Oh ha - thanks for the heads up - I am certain that they will come with Miss A starting Prep next year:) She has asked the love question and the "why does Daddy kiss you on the lips" question - so it is ony time:)

Oh and do you have sex - well YES when you have a husband in the same counrty as you - Wink...

Tammy said...

Well from my 5 yo daughter I had the 'did it hurt when the doctor cut your tummy to get us out of there?' to which I innocently answered No I didn't have to have my tummy cut to get you guys out ... followed by ... well HOW DID we get out???? I just said it was a special passageway I have since been asked where that is and if it hurt. I try to answer honestly and be not too specific for her just keep it honest and I guess slightly vague. I do also use you are still a bit too young to need to know about that or understand that, which is accepted Ok if I have answered as much as I can to a point.
I have yet to be asked how they got in there in the first place :)

by marie-nicole said...

Fantastic post Posie. The timing is uncanny as I was just talking to a friend about this the other day... she has a 2 1/2 yr old, as do we... but we also have an 8 yr old.

He has just this year shown real 'interest' in a particular girl at school (he assures us they have not kissed but that he has thought about what it would be like to kiss her) and my friend was shocked, her response was; "AT EIGHT!!!".

To which I responded; "How could expect any different we are affectionate towards each other in front of our children, we don't make out in front of them but we do kiss and cuddle, and if that displays to them that that is what being happily married is about then how can we expect him not to want that for himself."

We too have always just been honest and upfront when it comes to his line of questioning. Like I said to her, I think it's really important to ensure they feel comfortable enough to ask questions when they have them. She's just glad we are going through this before they have to.

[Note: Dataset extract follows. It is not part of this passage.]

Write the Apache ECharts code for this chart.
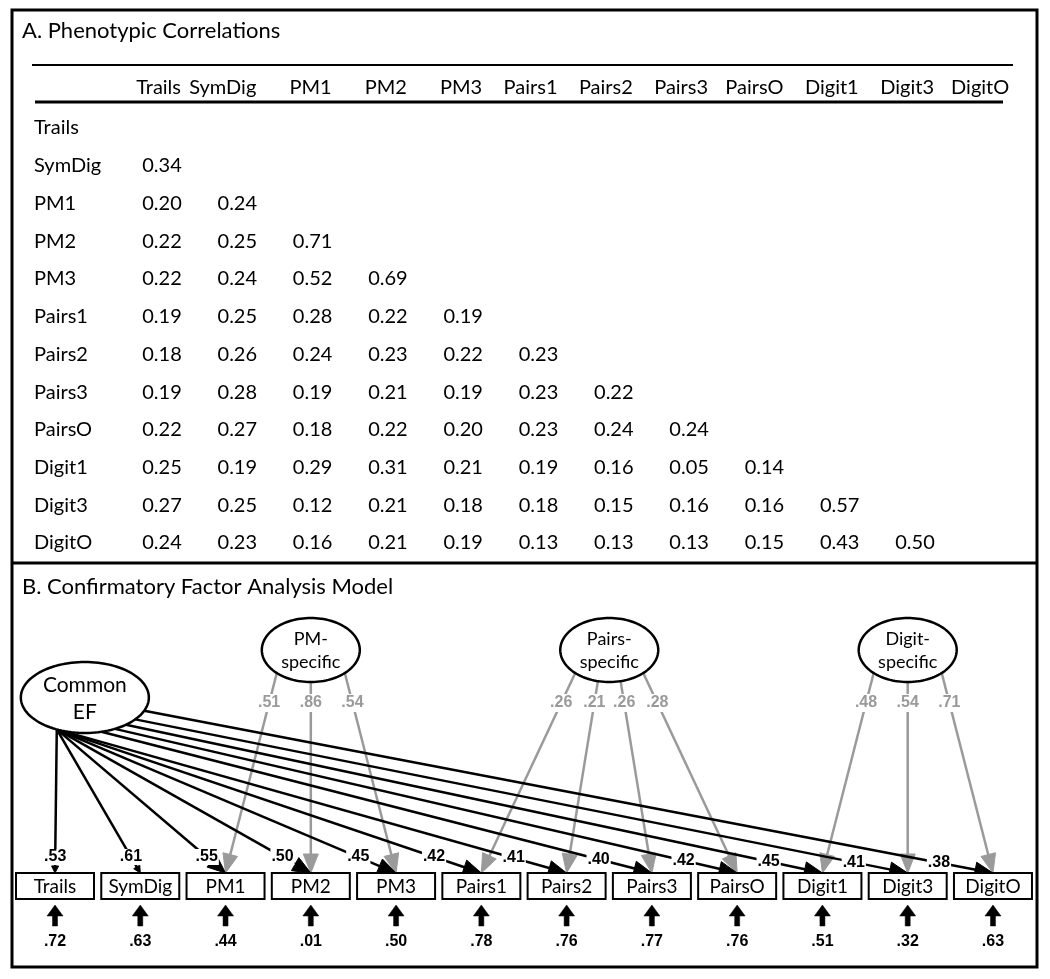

Hope you're having a wonderful weekend!
x

Stacey said...

Ooh this is such a tough topic! Luckily the boys seem to ask their Dad these questions more than they ask me. Being a former scientist, he usually answers in a very biological (and detailed) manner.
It's funny how these questions often come up in the car - I think all of ours have been posed in the car.
I was asked about periods the other day after a tampon ad came on tellie. The boys were completely horrified!!
All I can say is that we try to be open, honest and age appropriate.

Corrie said...

oh you are so funny! I must say we just get the body parts questions (ok I do) and I'm just honest and say it as it is...unlike growing up where I had a front bottom!!!!

I think its great that if your kids ask you things honestly then the lines of communication are open and kept that way!

still laughing at the horse on the back!!!!!

Corrie:)

Miss Cinti - my poppet said...

Luckily ive still got a couple of years to get my head around this little conversation, lol!